Les ficelles sont assez épaisses et Lustig fera grincer les dents les « dames patronnesses de justice sociale » en opposant des personnages extrêmement caricaturaux pour justifier un discours douteux.

Le cinéma paroxystique de William Lustig

Pourtant, Vigilante s’avère être un film intéressant et, à l’instar de Maniac, un exemple de ce cinéma paroxystique cher à Lustig. Parce que dans les deux cas, le cinéaste parvient à revitaliser ces schémas somme toute classiques en les inscrivant dans la réalité du New-York du début des années 80. Outre l’extrême habileté de ses mises en scène, héritières des grandes heures de la série B d’antan (découpage au cordeau, montage nerveux, mouvements de caméra virtuoses…) ; Lustig s’inscrit parfaitement dans la lignée de ces films new-yorkais décrivant la grosse pomme comme une sorte de Pandémonium contemporain livrée aux hordes de voyous (du Scorsese de Taxi Driver aux films de James Glinckenhaus -The Exterminator-, des premiers Ferrara à ceux de Frank Henenlotter –Basket Case-). Il suffit au metteur en scène de filmer un coin de rue glauque, un no man’s land urbain inquiétant pour nous plonger dans l’atmosphère hyperréaliste et oppressante de la cité gangrénée par la violence et la délinquance à cette époque.

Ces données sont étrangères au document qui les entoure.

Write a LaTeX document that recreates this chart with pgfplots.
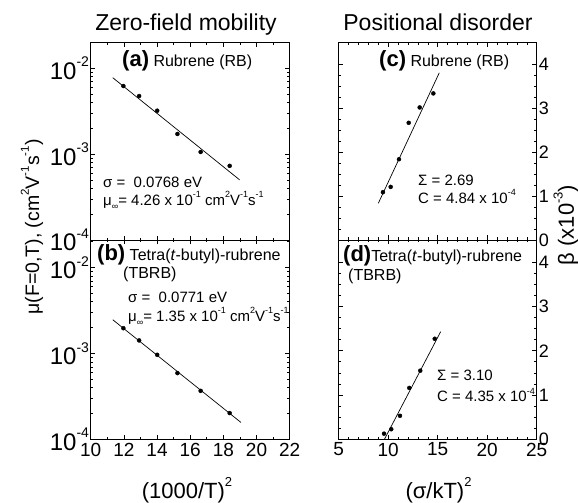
\documentclass[border=0pt]{standalone}
\usepackage{fontspec}
\setmainfont{Liberation Sans}
\usepackage{pgfplots}
\pgfplotsset{compat=1.18}
\newcommand{\fs}[1]{\fontsize{#1}{#1}\selectfont}
\newcommand{\sups}[2]{\raisebox{0.52em}{\fontsize{#1}{#1}\selectfont #2}}
\newcommand{\subs}[2]{\raisebox{-0.28em}{\fontsize{#1}{#1}\selectfont #2}}
\pgfplotsset{
  every axis/.append style={scale only axis, anchor=south west,
    axis line style={line width=0.8pt},
    tick style={black, line width=0.6pt},
    major tick length=4.5pt, minor tick length=2.5pt,
    tick align=inside, xtick pos=both, ytick pos=both,
    /pgf/number format/assume math mode=true},
  leftlog/.style={width=199pt, xmin=10, xmax=22, ymin=1e-4,
    xtick={10,12,...,22}, minor x tick num=1,
    ytick={1e-4,1e-3,1e-2},
    yticklabels={10\sups{14}{-4},10\sups{14}{-3},10\sups{14}{-2}},
    minor ytick={2e-4,3e-4,4e-4,5e-4,6e-4,7e-4,8e-4,9e-4,2e-3,3e-3,4e-3,5e-3,6e-3,7e-3,8e-3,9e-3,2e-2},
    yticklabel style={font=\fs{24}, inner sep=1.5pt},
    xticklabel style={font=\fs{19}}},
  rightlin/.style={width=198pt, xmin=5, xmax=25, ymin=0, ymax=4.5,
    xtick={5,10,...,25}, minor x tick num=4,
    ytick={0,1,2,3,4}, minor y tick num=3,
    yticklabel pos=right,
    yticklabel style={font=\fs{18}, inner sep=2pt},
    xticklabel style={font=\fs{19}}},
}
\begin{document}
\begin{tikzpicture}
\useasboundingbox (0pt,0pt) rectangle (578pt,503pt);
% (a)
\begin{axis}[ymode=log, leftlog, at={(90.7pt,263pt)}, height=197.5pt, ymax=2e-2, xticklabels={}]
\addplot[only marks, mark=*, mark size=2pt] coordinates {(11.97,6.22e-3) (12.92,4.76e-3) (14.01,3.21e-3) (15.23,1.72e-3) (16.63,1.06e-3) (18.38,7.31e-4)};
\addplot[no marks, line width=0.7pt] coordinates {(11.33,7.78e-3) (18.98,5.02e-4)};
\end{axis}
% (b)
\begin{axis}[ymode=log, leftlog, at={(90.7pt,63.5pt)}, height=199.5pt, ymax=2.09e-2]
\addplot[only marks, mark=*, mark size=2pt] coordinates {(11.97,1.97e-3) (12.92,1.42e-3) (14.01,9.66e-4) (15.23,5.92e-4) (16.63,3.68e-4) (18.38,2.03e-4)};
\addplot[no marks, line width=0.7pt] coordinates {(11.33,2.47e-3) (19.06,1.58e-4)};
\end{axis}
% (c)
\begin{axis}[rightlin, at={(338.7pt,263pt)}, height=197.5pt, xticklabels={}]
\addplot[only marks, mark=*, mark size=2pt] coordinates {(9.47,1.09) (10.25,1.21) (11.09,1.84) (12.07,2.67) (13.18,3.02) (14.56,3.34)};
\addplot[no marks, line width=0.7pt] coordinates {(9.0,0.836) (15.16,3.81)};
\end{axis}
% (d)
\begin{axis}[rightlin, at={(338.7pt,63.7pt)}, height=199.3pt]
\addplot[only marks, mark=*, mark size=2pt] coordinates {(9.58,0.127) (10.31,0.227) (11.19,0.53) (12.13,1.16) (13.24,1.55) (14.70,2.27)};
\addplot[no marks, line width=0.7pt] coordinates {(9.62,0) (15.3,2.43)};
\end{axis}
% titles
\node[anchor=base, font=\fs{23}] at (186pt,472pt) {Zero-field mobility};
\node[anchor=base, font=\fs{23}] at (438pt,472pt) {Positional disorder};
% axis labels
\node[anchor=base, font=\fs{22}] at (187pt,4.6pt) {(1000/T)\sups{13}{2}};
\node[anchor=base, font=\fs{22}] at (438.5pt,4.6pt) {(σ/kT)\sups{13}{2}};
\node[rotate=90, font=\fs{19.5}] at (32pt,276pt) {μ(F=0,T), (cm\sups{11.5}{2}V\sups{11.5}{-1}s\sups{11.5}{-1})};
\node[rotate=90, font=\fs{22}] at (566pt,278pt) {β (x10\sups{13}{-3})};
% panel texts
\node[anchor=base west, inner sep=0pt, font=\fs{16}] at (122pt,436pt) {{\fs{22}\bfseries (a)} Rubrene (RB)};
\node[anchor=base west, inner sep=0pt, font=\fs{15}] at (103pt,315.5pt) {σ =\ \ 0.0768 eV};
\node[anchor=base west, inner sep=0pt, font=\fs{15}] at (103pt,297.5pt) {μ\subs{9}{∞}= 4.26 x 10\sups{9}{-1} cm\sups{9}{2}V\sups{9}{-1}s\sups{9}{-1}};
\node[anchor=base west, inner sep=0pt, font=\fs{16}] at (97pt,242pt) {{\fs{22}\bfseries (b)} Tetra(\textit{t}-butyl)-rubrene};
\node[anchor=base west, inner sep=0pt, font=\fs{16}] at (123pt,224pt) {(TBRB)};
\node[anchor=base west, inner sep=0pt, font=\fs{15}] at (128pt,200pt) {σ =\ \ 0.0771 eV};
\node[anchor=base west, inner sep=0pt, font=\fs{15}] at (128pt,181.5pt) {μ\subs{9}{∞}= 1.35 x 10\sups{9}{-1} cm\sups{9}{2}V\sups{9}{-1}s\sups{9}{-1}};
\node[anchor=base west, inner sep=0pt, font=\fs{16}] at (379pt,436pt) {{\fs{22}\bfseries (c)} Rubrene (RB)};
\node[anchor=base west, inner sep=0pt, font=\fs{15}] at (418pt,317pt) {Σ = 2.69};
\node[anchor=base west, inner sep=0pt, font=\fs{15}] at (418pt,299.5pt) {C = 4.84 x 10\sups{9}{-4}};
\node[anchor=base west, inner sep=0pt, font=\fs{16}] at (343pt,241pt) {{\fs{22}\bfseries (d)}Tetra(\textit{t}-butyl)-rubrene};
\node[anchor=base west, inner sep=0pt, font=\fs{16}] at (348pt,222pt) {(TBRB)};
\node[anchor=base west, inner sep=0pt, font=\fs{15}] at (437pt,122pt) {Σ = 3.10};
\node[anchor=base west, inner sep=0pt, font=\fs{15}] at (437pt,101pt) {C = 4.35 x 10\sups{9}{-4}};
\end{tikzpicture}
\end{document}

Tous ces films reflètent également un certain délitement des repères moraux où les frontières entre le Bien et le Mal finissent par s’estomper : dans Vigilante, le procureur et l’avocat sont de connivence avec les assassins tandis que les victimes se vengent aussi violemment que les criminels. Lustig poursuivra dans cette voie en montrant un flic psychopathe dans le très réussi Maniac Cop.

Dommage que sa carrière se soit plus ou moins arrêtée après cette saga (Maniac Cop aura deux suites) car on tenait avec Lustig un excellent artisan capable de nous faire humer l’air fétide du New-York des années 80 et de saisir avec fracas le désordre de cette jungle urbaine.